La Conférence mondiale sur l’éducation et la protection de la petite enfance qui vient d’avoir lieu à Tachkent, en Ouzbékistan, ne fait que réaffirmer le droit de chaque jeune enfant à une éducation et à une protection de qualité dès la naissance et elle a exhorté les États membres à accroître leur engagement et leurs investissements afin de garantir l’accès de toutes les filles et de tous les garçons à un développement, à une protection et à une éducation pré-primaire de qualité les préparant à l’entrée dans l’enseignement primaire. Et cela ne pourrait se concrétiser efficacement qu’à condition d’inclure la langue maternelle.

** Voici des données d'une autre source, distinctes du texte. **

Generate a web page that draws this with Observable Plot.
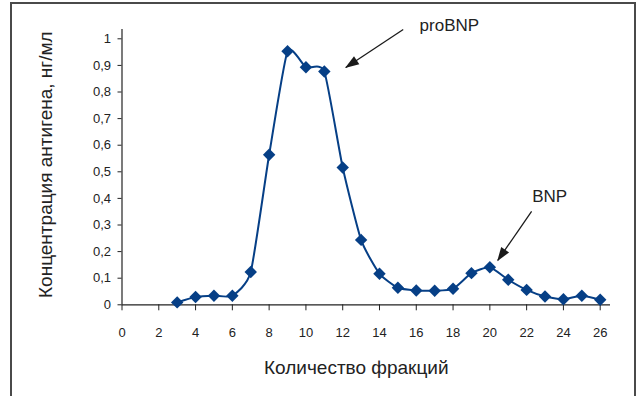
<!DOCTYPE html>
<html><head><meta charset="utf-8">
<script src="https://cdn.jsdelivr.net/npm/d3@7"></script>
<script src="https://cdn.jsdelivr.net/npm/@observablehq/plot@0.6"></script>
<style>
body{margin:0;background:#fff;}
#wrap{position:relative;width:638px;height:396px;overflow:hidden;font-family:"Liberation Sans",Arial,sans-serif;}
#frame{position:absolute;left:10px;top:2px;width:622px;height:420px;border:2px solid #4a4a4a;pointer-events:none;}
#wrap svg{position:absolute;left:0;top:0;}
</style></head><body>
<div id="wrap"><div id="frame"></div></div>
<script>
const fractions = [3,4,5,6,7,8,9,10,11,12,13,14,15,16,17,18,19,20,21,22,23,24,25,26];
const concentration = [0.009,0.029,0.034,0.034,0.123,0.564,0.953,0.893,0.877,0.516,0.244,0.117,0.064,0.054,0.053,0.06,0.119,0.141,0.094,0.056,0.031,0.021,0.034,0.019];
const xTicks = [0,2,4,6,8,10,12,14,16,18,20,22,24,26];
const yTicks = [0,0.1,0.2,0.3,0.4,0.5,0.6,0.7,0.8,0.9,1];
const xTitle = "Количество фракций";
const yTitle = "Концентрация антигена, нг/мл";
const annotations = [
  {label:"proBNP", x1:15.29, y1:1.035, x2:12.17, y2:0.892, tx:16.18, ty:1.048},
  {label:"BNP", x1:22.27, y1:0.351, x2:20.43, y2:0.167, tx:22.3, ty:0.407}
];
const data = fractions.map((f,i)=>({f, c: concentration[i]}));
const blue = "#063f86";
const ink = "#222";

const chart = Plot.plot({
  width: 638, height: 396,
  marginLeft: 121.5, marginRight: 28, marginTop: 29, marginBottom: 91.7,
  style: {fontFamily: '"Liberation Sans", Arial, sans-serif', background: "transparent", color: ink},
  x: {domain: [0, 26.56]},
  y: {domain: [0, 1.035]},
  marks: [
    Plot.ruleY([0], {stroke: ink, strokeWidth: 1.2}),
    Plot.ruleX([0], {stroke: ink, strokeWidth: 1.2}),
    Plot.axisX(xTicks, {tickSize: 6, tickPadding: 17, fontSize: 13, stroke: ink, fill: ink, label: null, tickFormat: d => String(d)}),
    Plot.axisY(yTicks, {tickSize: 4, tickPadding: 7, fontSize: 13, stroke: ink, fill: ink, label: null, tickFormat: d => String(d).replace(".", ",")}),
    Plot.line(data, {x: "f", y: "c", curve: "cardinal", tension: 0.45, stroke: blue, strokeWidth: 2}),
    Plot.dot(data, {x: "f", y: "c", symbol: "diamond2", r: 5.6, fill: blue, stroke: "none"}),
    Plot.link(annotations, {x1: "x1", y1: "y1", x2: "x2", y2: "y2", stroke: "#1a1a1a", strokeWidth: 1.3, markerEnd: "arrow"}),
    Plot.text(annotations, {x: "tx", y: "ty", text: "label", textAnchor: "start", fontSize: 17, fill: ink}),
    Plot.text([xTitle], {frameAnchor: "bottom", text: d => d, textAnchor: "middle", dy: 69, dx: -10, fontSize: 19, fill: ink}),
    Plot.text([yTitle], {frameAnchor: "left", text: d => d, textAnchor: "middle", rotate: -90, dx: -76.5, dy: -2.5, fontSize: 19, fill: ink})
  ]
});
// filled arrowheads
d3.select(chart).selectAll("marker")
  .attr("markerUnits", "userSpaceOnUse")
  .attr("viewBox", "-14 -6 16 12")
  .attr("markerWidth", 16).attr("markerHeight", 12)
  .attr("refX", 0).attr("refY", 0)
  .attr("fill", "#1a1a1a").attr("stroke", "none")
  .selectAll("path").attr("d", "M-13,-4.8L1,0L-13,4.8Z").attr("fill", "#1a1a1a").attr("stroke", "none");
document.getElementById("wrap").prepend(chart);
</script>
</body></html>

En définitive, notre requête c’est de vous demander d’interpeller le ministre marocain d’être pragmatique, d’aller dans le bon sens et de lui conseiller d’entamer une politique volontariste contre cette discrimination raciale à l’encontre de la langue officielle, nationale et maternelle qu’est l’amazighe, s’il voudrait que les objectifs de sa réforme de la nouvelle Feuille de route 2022-2026 soient gratifiés par des résultats vraiment positifs. Et par conséquent de travailler en faveur de l’urgente généralisation de l’enseignement de la langue amazighe au préscolaire et au primaire.
Veuillez agréer, Excellence, notre plus haute considération.